## Goal of the exercise
Which lines run from the first one up to and including the one with "PT = 72 / 100"? Print exactly those.

## Source excerpt
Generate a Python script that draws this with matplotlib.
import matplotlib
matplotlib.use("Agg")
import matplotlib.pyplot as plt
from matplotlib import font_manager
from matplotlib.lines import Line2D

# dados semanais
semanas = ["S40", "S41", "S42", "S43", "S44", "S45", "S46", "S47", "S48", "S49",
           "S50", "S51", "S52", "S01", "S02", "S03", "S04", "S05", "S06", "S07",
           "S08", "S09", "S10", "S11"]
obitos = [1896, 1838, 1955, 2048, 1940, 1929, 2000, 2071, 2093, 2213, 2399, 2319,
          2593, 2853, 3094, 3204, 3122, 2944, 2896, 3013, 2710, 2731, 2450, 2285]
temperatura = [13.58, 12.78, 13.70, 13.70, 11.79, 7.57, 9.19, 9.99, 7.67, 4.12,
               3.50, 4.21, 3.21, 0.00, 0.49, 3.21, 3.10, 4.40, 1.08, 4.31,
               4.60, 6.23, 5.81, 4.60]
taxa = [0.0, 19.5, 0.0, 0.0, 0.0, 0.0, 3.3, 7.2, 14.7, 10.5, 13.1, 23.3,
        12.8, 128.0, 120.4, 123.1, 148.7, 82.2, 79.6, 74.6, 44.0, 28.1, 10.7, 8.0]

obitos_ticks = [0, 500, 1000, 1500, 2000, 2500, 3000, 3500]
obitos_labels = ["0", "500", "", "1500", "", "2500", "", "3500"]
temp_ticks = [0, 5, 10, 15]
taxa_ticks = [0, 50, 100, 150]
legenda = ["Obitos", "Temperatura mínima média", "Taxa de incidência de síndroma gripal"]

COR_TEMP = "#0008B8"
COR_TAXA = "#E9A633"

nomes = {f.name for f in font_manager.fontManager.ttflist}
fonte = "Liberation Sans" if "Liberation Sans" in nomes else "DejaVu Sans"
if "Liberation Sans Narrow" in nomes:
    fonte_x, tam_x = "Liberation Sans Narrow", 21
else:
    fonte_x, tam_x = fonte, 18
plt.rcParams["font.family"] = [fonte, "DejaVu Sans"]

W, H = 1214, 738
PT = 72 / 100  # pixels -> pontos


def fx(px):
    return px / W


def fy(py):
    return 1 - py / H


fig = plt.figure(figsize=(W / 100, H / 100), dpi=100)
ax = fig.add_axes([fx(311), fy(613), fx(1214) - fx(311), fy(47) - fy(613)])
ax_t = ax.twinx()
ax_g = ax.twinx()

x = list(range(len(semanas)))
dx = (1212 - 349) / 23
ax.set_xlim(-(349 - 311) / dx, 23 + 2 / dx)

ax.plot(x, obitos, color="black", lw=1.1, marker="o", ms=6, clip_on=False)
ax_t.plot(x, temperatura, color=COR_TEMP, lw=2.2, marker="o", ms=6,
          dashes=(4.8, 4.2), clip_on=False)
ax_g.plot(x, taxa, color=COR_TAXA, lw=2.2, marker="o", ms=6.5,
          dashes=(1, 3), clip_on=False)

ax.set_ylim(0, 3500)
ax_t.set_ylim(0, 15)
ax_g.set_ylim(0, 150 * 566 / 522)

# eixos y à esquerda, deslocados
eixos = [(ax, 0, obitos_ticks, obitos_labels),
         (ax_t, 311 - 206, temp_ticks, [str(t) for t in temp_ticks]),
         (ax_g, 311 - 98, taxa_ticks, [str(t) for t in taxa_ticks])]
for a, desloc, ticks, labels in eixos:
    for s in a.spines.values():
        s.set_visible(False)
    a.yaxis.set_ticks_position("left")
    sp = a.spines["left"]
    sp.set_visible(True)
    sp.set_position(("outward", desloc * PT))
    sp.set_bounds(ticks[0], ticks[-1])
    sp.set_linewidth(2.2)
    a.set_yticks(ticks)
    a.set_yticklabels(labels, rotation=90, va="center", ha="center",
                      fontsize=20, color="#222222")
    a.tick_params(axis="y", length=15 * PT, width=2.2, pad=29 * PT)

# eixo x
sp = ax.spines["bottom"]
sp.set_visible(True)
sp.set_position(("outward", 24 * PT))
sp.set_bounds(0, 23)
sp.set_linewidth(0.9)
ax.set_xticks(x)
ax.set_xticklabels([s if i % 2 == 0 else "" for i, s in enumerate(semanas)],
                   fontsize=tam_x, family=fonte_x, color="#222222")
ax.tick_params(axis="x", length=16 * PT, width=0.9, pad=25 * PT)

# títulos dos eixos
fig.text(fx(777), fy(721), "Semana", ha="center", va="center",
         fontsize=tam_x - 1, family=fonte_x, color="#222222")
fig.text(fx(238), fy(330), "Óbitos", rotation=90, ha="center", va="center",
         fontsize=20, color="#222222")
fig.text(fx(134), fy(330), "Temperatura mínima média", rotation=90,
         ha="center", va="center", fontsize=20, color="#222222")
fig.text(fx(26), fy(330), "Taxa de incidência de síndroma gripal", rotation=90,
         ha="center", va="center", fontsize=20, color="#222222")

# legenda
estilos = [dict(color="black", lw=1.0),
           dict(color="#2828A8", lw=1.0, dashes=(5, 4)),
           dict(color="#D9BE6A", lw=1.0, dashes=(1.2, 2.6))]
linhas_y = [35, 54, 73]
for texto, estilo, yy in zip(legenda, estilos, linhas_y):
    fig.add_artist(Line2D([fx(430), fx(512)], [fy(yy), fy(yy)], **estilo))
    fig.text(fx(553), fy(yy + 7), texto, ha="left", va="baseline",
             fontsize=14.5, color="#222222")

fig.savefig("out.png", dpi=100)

## Correct output
Generate a Python script that draws this with matplotlib.
import matplotlib
matplotlib.use("Agg")
import matplotlib.pyplot as plt
from matplotlib import font_manager
from matplotlib.lines import Line2D

# dados semanais
semanas = ["S40", "S41", "S42", "S43", "S44", "S45", "S46", "S47", "S48", "S49",
           "S50", "S51", "S52", "S01", "S02", "S03", "S04", "S05", "S06", "S07",
           "S08", "S09", "S10", "S11"]
obitos = [1896, 1838, 1955, 2048, 1940, 1929, 2000, 2071, 2093, 2213, 2399, 2319,
          2593, 2853, 3094, 3204, 3122, 2944, 2896, 3013, 2710, 2731, 2450, 2285]
temperatura = [13.58, 12.78, 13.70, 13.70, 11.79, 7.57, 9.19, 9.99, 7.67, 4.12,
               3.50, 4.21, 3.21, 0.00, 0.49, 3.21, 3.10, 4.40, 1.08, 4.31,
               4.60, 6.23, 5.81, 4.60]
taxa = [0.0, 19.5, 0.0, 0.0, 0.0, 0.0, 3.3, 7.2, 14.7, 10.5, 13.1, 23.3,
        12.8, 128.0, 120.4, 123.1, 148.7, 82.2, 79.6, 74.6, 44.0, 28.1, 10.7, 8.0]

obitos_ticks = [0, 500, 1000, 1500, 2000, 2500, 3000, 3500]
obitos_labels = ["0", "500", "", "1500", "", "2500", "", "3500"]
temp_ticks = [0, 5, 10, 15]
taxa_ticks = [0, 50, 100, 150]
legenda = ["Obitos", "Temperatura mínima média", "Taxa de incidência de síndroma gripal"]

COR_TEMP = "#0008B8"
COR_TAXA = "#E9A633"

nomes = {f.name for f in font_manager.fontManager.ttflist}
fonte = "Liberation Sans" if "Liberation Sans" in nomes else "DejaVu Sans"
if "Liberation Sans Narrow" in nomes:
    fonte_x, tam_x = "Liberation Sans Narrow", 21
else:
    fonte_x, tam_x = fonte, 18
plt.rcParams["font.family"] = [fonte, "DejaVu Sans"]

W, H = 1214, 738
PT = 72 / 100  # pixels -> pontos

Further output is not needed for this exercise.